### Data to process
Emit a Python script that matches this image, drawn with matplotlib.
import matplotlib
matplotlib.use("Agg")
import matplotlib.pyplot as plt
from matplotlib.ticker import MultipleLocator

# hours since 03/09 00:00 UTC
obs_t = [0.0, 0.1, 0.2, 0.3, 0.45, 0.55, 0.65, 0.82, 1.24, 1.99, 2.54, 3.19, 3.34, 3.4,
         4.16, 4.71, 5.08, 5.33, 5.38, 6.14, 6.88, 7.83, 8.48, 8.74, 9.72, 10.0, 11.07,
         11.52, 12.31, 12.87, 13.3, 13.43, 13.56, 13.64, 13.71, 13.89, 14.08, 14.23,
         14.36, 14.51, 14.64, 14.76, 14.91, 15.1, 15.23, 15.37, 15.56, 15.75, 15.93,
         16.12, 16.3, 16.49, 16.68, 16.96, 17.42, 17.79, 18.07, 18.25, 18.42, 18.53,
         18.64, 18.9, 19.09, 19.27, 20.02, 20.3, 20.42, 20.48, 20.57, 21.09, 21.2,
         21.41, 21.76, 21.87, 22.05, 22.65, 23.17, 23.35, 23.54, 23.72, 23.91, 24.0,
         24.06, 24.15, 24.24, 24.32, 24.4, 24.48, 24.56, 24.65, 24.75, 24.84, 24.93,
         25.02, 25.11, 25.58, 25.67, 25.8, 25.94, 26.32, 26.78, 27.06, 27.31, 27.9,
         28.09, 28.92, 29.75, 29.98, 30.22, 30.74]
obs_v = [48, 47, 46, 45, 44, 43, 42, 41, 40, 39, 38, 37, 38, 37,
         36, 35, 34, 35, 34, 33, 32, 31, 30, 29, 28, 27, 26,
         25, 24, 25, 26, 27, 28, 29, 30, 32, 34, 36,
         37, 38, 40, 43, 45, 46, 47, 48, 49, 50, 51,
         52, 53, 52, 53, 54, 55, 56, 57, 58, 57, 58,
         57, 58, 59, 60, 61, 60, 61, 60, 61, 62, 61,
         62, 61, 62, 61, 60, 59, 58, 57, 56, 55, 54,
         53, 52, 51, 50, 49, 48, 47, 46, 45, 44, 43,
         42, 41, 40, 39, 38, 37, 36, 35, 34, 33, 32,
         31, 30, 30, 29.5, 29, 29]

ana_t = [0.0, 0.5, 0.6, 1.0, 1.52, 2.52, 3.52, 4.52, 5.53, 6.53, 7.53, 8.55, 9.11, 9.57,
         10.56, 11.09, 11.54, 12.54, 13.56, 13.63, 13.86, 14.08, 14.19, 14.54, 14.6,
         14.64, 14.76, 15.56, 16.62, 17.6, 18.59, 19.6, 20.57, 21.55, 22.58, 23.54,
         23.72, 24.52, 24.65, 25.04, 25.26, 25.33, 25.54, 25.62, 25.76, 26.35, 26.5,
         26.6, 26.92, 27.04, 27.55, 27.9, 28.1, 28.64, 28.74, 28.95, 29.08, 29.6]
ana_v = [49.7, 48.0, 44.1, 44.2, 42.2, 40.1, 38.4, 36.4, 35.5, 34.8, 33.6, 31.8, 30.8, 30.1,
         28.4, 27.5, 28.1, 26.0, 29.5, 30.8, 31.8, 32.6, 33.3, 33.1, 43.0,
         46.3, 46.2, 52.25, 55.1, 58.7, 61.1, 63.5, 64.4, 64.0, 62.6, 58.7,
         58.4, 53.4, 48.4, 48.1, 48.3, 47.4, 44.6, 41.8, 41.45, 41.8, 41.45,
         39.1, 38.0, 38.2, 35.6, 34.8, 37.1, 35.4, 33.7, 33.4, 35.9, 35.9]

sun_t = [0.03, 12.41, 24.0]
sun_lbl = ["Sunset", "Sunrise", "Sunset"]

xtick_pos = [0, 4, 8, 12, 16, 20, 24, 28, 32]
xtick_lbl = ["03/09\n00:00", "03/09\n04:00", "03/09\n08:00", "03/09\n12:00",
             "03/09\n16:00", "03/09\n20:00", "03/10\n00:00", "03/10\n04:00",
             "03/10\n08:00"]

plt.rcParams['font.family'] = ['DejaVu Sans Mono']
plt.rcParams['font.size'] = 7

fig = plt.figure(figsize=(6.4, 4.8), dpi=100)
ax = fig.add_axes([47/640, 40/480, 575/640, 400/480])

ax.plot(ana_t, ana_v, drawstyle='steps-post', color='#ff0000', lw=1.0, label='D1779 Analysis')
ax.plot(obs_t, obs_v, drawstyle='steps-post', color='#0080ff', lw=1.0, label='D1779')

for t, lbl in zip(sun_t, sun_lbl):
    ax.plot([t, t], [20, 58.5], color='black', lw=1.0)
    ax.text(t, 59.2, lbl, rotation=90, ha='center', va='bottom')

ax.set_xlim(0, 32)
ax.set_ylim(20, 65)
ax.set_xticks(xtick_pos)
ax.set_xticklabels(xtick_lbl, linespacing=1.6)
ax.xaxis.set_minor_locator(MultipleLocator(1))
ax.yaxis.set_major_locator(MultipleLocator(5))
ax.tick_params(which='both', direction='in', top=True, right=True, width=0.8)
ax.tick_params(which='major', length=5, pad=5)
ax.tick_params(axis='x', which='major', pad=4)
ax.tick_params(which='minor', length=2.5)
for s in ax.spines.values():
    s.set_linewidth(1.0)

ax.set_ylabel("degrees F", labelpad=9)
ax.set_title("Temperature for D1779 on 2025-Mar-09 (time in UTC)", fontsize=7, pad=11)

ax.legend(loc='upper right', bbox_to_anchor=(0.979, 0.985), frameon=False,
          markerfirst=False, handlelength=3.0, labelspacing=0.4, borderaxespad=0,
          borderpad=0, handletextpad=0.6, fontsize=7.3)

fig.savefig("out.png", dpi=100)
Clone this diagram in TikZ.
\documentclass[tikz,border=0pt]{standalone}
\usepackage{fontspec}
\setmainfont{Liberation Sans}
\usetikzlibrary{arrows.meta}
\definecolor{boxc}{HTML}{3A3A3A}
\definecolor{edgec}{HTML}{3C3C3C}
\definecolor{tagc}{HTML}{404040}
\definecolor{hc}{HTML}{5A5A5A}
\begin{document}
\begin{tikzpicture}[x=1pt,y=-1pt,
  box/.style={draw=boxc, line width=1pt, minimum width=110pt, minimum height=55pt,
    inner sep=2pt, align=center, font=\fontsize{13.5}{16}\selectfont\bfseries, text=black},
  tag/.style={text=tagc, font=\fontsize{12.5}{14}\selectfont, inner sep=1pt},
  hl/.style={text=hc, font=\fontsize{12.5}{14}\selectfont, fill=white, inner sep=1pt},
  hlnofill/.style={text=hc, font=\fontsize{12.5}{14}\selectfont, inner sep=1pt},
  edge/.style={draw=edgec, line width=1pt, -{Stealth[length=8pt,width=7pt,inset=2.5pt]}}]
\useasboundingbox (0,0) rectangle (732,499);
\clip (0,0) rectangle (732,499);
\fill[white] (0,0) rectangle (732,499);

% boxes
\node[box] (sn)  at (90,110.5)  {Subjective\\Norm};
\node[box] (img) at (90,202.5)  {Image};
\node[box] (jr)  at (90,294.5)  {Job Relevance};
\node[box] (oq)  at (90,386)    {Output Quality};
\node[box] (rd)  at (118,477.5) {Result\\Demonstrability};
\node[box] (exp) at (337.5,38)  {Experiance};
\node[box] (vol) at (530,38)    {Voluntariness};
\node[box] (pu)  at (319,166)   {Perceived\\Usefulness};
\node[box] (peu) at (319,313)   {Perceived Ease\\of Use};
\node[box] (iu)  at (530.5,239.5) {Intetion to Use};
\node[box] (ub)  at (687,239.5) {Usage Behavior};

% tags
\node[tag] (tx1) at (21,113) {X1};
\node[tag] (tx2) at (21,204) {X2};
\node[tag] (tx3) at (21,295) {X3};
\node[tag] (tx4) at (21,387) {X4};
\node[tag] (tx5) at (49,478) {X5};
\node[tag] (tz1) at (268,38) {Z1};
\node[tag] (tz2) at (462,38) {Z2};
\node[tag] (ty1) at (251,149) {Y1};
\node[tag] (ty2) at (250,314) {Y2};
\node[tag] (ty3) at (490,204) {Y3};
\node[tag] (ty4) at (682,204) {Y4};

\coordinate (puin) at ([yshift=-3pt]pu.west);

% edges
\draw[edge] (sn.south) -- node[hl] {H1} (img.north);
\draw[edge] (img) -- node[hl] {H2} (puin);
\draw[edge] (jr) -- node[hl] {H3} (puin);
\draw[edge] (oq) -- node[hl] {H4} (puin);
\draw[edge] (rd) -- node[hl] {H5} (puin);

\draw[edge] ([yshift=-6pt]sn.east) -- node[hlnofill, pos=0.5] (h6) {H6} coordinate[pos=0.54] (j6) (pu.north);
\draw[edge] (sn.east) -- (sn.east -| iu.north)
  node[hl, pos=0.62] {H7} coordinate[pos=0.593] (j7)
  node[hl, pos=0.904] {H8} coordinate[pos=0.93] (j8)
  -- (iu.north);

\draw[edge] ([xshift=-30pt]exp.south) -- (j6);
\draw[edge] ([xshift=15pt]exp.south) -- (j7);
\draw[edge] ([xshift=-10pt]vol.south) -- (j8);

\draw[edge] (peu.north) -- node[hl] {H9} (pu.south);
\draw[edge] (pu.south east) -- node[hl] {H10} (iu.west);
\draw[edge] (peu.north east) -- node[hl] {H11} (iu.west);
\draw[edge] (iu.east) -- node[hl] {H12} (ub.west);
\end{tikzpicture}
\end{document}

### What to produce
Return, please, the lines of the data from the first through the line containing "31, 30, 30, 29.5, 29, 29]", both kept, exactly as they stand and nothing more.

### Complete output
Emit a Python script that matches this image, drawn with matplotlib.
import matplotlib
matplotlib.use("Agg")
import matplotlib.pyplot as plt
from matplotlib.ticker import MultipleLocator

# hours since 03/09 00:00 UTC
obs_t = [0.0, 0.1, 0.2, 0.3, 0.45, 0.55, 0.65, 0.82, 1.24, 1.99, 2.54, 3.19, 3.34, 3.4,
         4.16, 4.71, 5.08, 5.33, 5.38, 6.14, 6.88, 7.83, 8.48, 8.74, 9.72, 10.0, 11.07,
         11.52, 12.31, 12.87, 13.3, 13.43, 13.56, 13.64, 13.71, 13.89, 14.08, 14.23,
         14.36, 14.51, 14.64, 14.76, 14.91, 15.1, 15.23, 15.37, 15.56, 15.75, 15.93,
         16.12, 16.3, 16.49, 16.68, 16.96, 17.42, 17.79, 18.07, 18.25, 18.42, 18.53,
         18.64, 18.9, 19.09, 19.27, 20.02, 20.3, 20.42, 20.48, 20.57, 21.09, 21.2,
         21.41, 21.76, 21.87, 22.05, 22.65, 23.17, 23.35, 23.54, 23.72, 23.91, 24.0,
         24.06, 24.15, 24.24, 24.32, 24.4, 24.48, 24.56, 24.65, 24.75, 24.84, 24.93,
         25.02, 25.11, 25.58, 25.67, 25.8, 25.94, 26.32, 26.78, 27.06, 27.31, 27.9,
         28.09, 28.92, 29.75, 29.98, 30.22, 30.74]
obs_v = [48, 47, 46, 45, 44, 43, 42, 41, 40, 39, 38, 37, 38, 37,
         36, 35, 34, 35, 34, 33, 32, 31, 30, 29, 28, 27, 26,
         25, 24, 25, 26, 27, 28, 29, 30, 32, 34, 36,
         37, 38, 40, 43, 45, 46, 47, 48, 49, 50, 51,
         52, 53, 52, 53, 54, 55, 56, 57, 58, 57, 58,
         57, 58, 59, 60, 61, 60, 61, 60, 61, 62, 61,
         62, 61, 62, 61, 60, 59, 58, 57, 56, 55, 54,
         53, 52, 51, 50, 49, 48, 47, 46, 45, 44, 43,
         42, 41, 40, 39, 38, 37, 36, 35, 34, 33, 32,
         31, 30, 30, 29.5, 29, 29]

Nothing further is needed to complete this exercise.